C’est au XVIIe siècle qu’en Occident le passage d’une domination de Dieux extérieurs à l’univers sensible a eu lieu progressivement, ce qui a conduit à l’asservissement de la majorité des citoyens par des entités profanes. Un philosophe déterminant dans cette évolution est le philosophe Descartes qui a décrété que les humains devaient se comporter « comme maîtres et possesseurs de la nature ».
Ainsi donc la relation à la nature des sociétés modernes devenait, non plus être une interaction avec une entité considérée comme sacrée (la Terre Mère), mais comme une relation de maître à sujet, sujet que l’on pouvait exploiter dans l’intérêt des nouveaux dominants. Non seulement les humains se sont ainsi séparés de la nature avec laquelle ils vivaient en harmonie et sont passés en une logique de prédation et d’extractivisme. Ainsi, le capitalisme (libéral ou d’État), qui est l’idéologie dominante en ce début de XXIe siècle, transpose au niveau des nations et de quasi toutes les organisations humaines cette hiérarchie qu’on ne peut contester[2].
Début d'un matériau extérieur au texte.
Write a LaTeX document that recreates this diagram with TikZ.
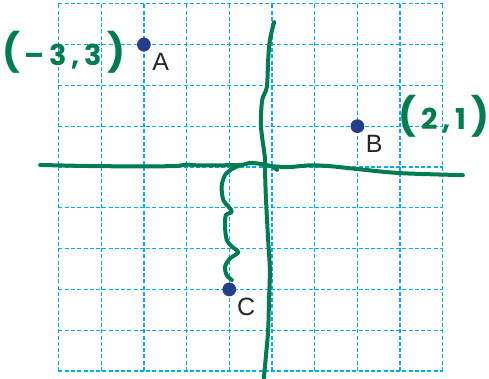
\documentclass[tikz,border=0pt]{standalone}
\usepackage{fontspec}
\setmainfont{Liberation Sans}
\newfontfamily\handfont{Poppins}
\usetikzlibrary{positioning}
\definecolor{gridcyan}{RGB}{0,174,239}
\definecolor{penGreen}{RGB}{0,125,80}
\definecolor{dotblue}{RGB}{38,60,140}
\tikzset{
  gridline/.style={gridcyan, line width=1.1pt, dash pattern=on 3.2pt off 1.8pt},
  penline/.style={penGreen, line width=3.2pt, line cap=round, line join=round},
  ptdot/.style={circle, fill=dotblue, inner sep=0pt, minimum size=11pt},
  ptlabel/.style={font=\fontsize{20}{24}\selectfont, text=black!85, inner sep=0pt, anchor=north west},
  pentext/.style={font=\handfont\bfseries\fontsize{23}{26}\selectfont, text=penGreen, inner sep=0pt},
}
\newcommand{\bigpar}[1]{{\fontsize{30}{30}\selectfont#1}}

\begin{document}
\begin{tikzpicture}[x=1.2cm, y=1.1466cm]
  \useasboundingbox (-6.370,-5.172) rectangle (5.082,4.093);
  % grid
  \foreach \i in {-5,...,4} {
    \draw[gridline] (\i,-5) -- (\i,4);
    \draw[gridline] (-5,\i) -- (4,\i);
  }
  % x axis (drawn by hand)
  \draw[penline] plot[smooth, tension=0.5] coordinates {(-5.43,0.05) (-4.03,0.02) (-2.35,0.02) (-2.01,0.06) (-1.70,0.04)
    (-0.75,0.05) (-0.52,0.10) (-0.23,0.07) (0,0.02) (0.42,0) (0.89,0.04) (1.36,0.02) (1.99,-0.05) (3.00,-0.15) (4.47,-0.20)};
  \draw[penline] (0.02,0.01) -- (0.12,-0.07);
  % y axis
  \draw[penline] plot[smooth, tension=0.5] coordinates {(0.05,3.55) (-0.05,3.11) (-0.09,2.62) (-0.12,1.96) (-0.23,1.64)
    (-0.26,1.03) (-0.19,0.42) (-0.16,0.17) (-0.16,-0.20) (-0.14,-0.81) (-0.09,-1.79) (-0.05,-2.52) (-0.07,-3.26)
    (-0.09,-4.00) (-0.14,-4.61) (-0.19,-5.17)};
  % squiggle down to C
  \draw[penline] plot[smooth, tension=0.5] coordinates {(-0.75,0.04) (-0.94,-0.05) (-1.10,-0.20) (-1.18,-0.48) (-1.14,-0.81)
    (-1.02,-0.97) (-0.94,-1.10) (-1.08,-1.18) (-1.10,-1.46) (-1.06,-1.79) (-0.94,-1.95) (-0.79,-2.09) (-0.98,-2.24)
    (-1.10,-2.44) (-1.06,-2.65) (-0.94,-2.77)};
  % points
  \node[ptdot] (A) at (-3,3) {};
  \node[ptdot] (B) at (2,1) {};
  \node[ptdot] (C) at (-1,-3) {};
  \node[ptlabel] (Alab) at ([xshift=2.5pt,yshift=-3pt]A.south east) {A};
  \node[ptlabel] (Blab) at ([xshift=2.5pt,yshift=-3pt]B.south east) {B};
  \node[ptlabel] (Clab) at ([xshift=2pt,yshift=-3pt]C.south east) {C};
  % handwritten coordinates
  \node[pentext] (Anote) at (-4.88,2.80) {\bigpar{(}\,–\,3\,,\,3\,\bigpar{)}};
  \node[pentext] (Bnote) at (4.03,1.25) {\bigpar{(}\,2\,,\,1\,\bigpar{)}};
\end{tikzpicture}
\end{document}
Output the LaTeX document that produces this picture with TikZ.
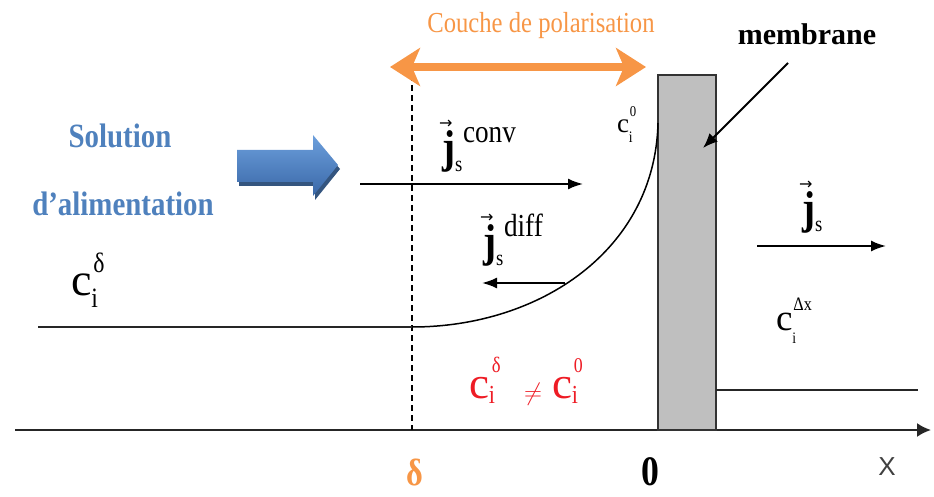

Bidar nous dit : « Le capitalisme est typiquement une structure verticale, dès lors que le « haut » (détenteurs des moyens de production, actionnaires, investisseurs…) commande absolument la vie du « bas » (emploi, consommation des masses). Même la démocratie représentative fonctionne top down à partir d’élus qui, à tous les niveaux (national, régional, communal) gouvernent. »

Ce qui est en crise aujourd’hui est souvent dû à des dysfonctionnements, conséquences de la verticalité des décisions. Ainsi la crise écologique est une conséquence désastreuse de la posture verticale de quasi toutes les sociétés. Tels des monarques, les pseudos « élites » réduisent en quasi esclavage la majorité des populations pour disposer sans vergogne tant les ressources naturelles que la force de travail des individus ordinaires. Mais ce mode d’organisation est, de nos temps, de plus en plus contesté (…comme si son génie était désormais épuisé. Comme s’il avait fait son temps. (…) À l’autorité des dieux que les peuples accueillaient comme une lumière s’est substituée la domination inique des hommes sur la nature et sur d’autres hommes ; d’en haut venait la bénédiction, d’en haut vient aujourd’hui la malédiction ».
L’auteur ne suggère pas un retour en arrière, mais il juge que « le temps de la transcendance est sans doute achevé ». Selon lui, il faudrait réfléchir avec un angle de vision large, ne pas croire que les causes de l’effondrement seraient politiques, technologiques ou historiques, sans tenir compte des idéologies ou spiritualités qui organisent et modèlent chacune des civilisations. Si les sociétés vivent successivement un surgissement, un apogée, un déclin, les sociétés verticales en seraient dans la troisième phase, le déclin.
En cette phase de transition, « la mort de Dieu » nous dit Nietzsche, le dieu argent a pris sa place ? Le phantasme de l’Homo deus (Youval Noah Harari) est une caricature post-moderne de l’incarnation divine. Le retour d’un religieux fait ressusciter de nouvelles formes d’obscurantisme. C’est Malraux qui a dit que « le XXIe  siècle sera religieux ou ne sera pas. » Mais il ne se doutait sans doute pas que le religieux prendrait les formes très profanes auxquelles nous assistons aujourd’hui.

Tous ces symptômes seraient dus « au fait que nous sommes à présent parfaitement lost in transition , entre deux âges de nos vies spirituelles ». Dirigés nous étions des créatures crées et dirigées par des Dieux. Nous entrons juste dans une nouvelle vie spirituelle « marquée par le chaos propre à toute destruction créatrice, et à toute émergence, dans la douleur et l’incertitude d’un sens nouveau ».

Quel pourrait être ce sens nouveau ?

 

 

Abdennour Bidar

Aux origines de la catastrophe.

Comment en sommes-nous arrivés là ?

Les liens qui libèrent & Imagine

Novembre 2020

194 pages, 17 euros.

 

 

 

 

[1] Entre autres, Alain Damasio, Paul Jorion, Dany-Robert Dufour, Renaud Duterme, Éric Toussaint, François Jarigue, Malcolm Ferdinand, Geneviève Azam, Dominique Bourg, Nancy Huston… tous et toutes bien connus de ceux qui s’intéressent aux aspects théoriques de l’écologie.

[2] There is no alternative (TINA), traduit en français par « Il n’y a pas d’autre choix » ou « Il n’y a pas d’alternative » ou « Il n’y a pas de plan B », est un slogan politique sacralisant le néolibéralisme. Cette phrase est  couramment attribuée à Margaret Thatcher lorsqu’elle était Première ministre du Royaume-Uni.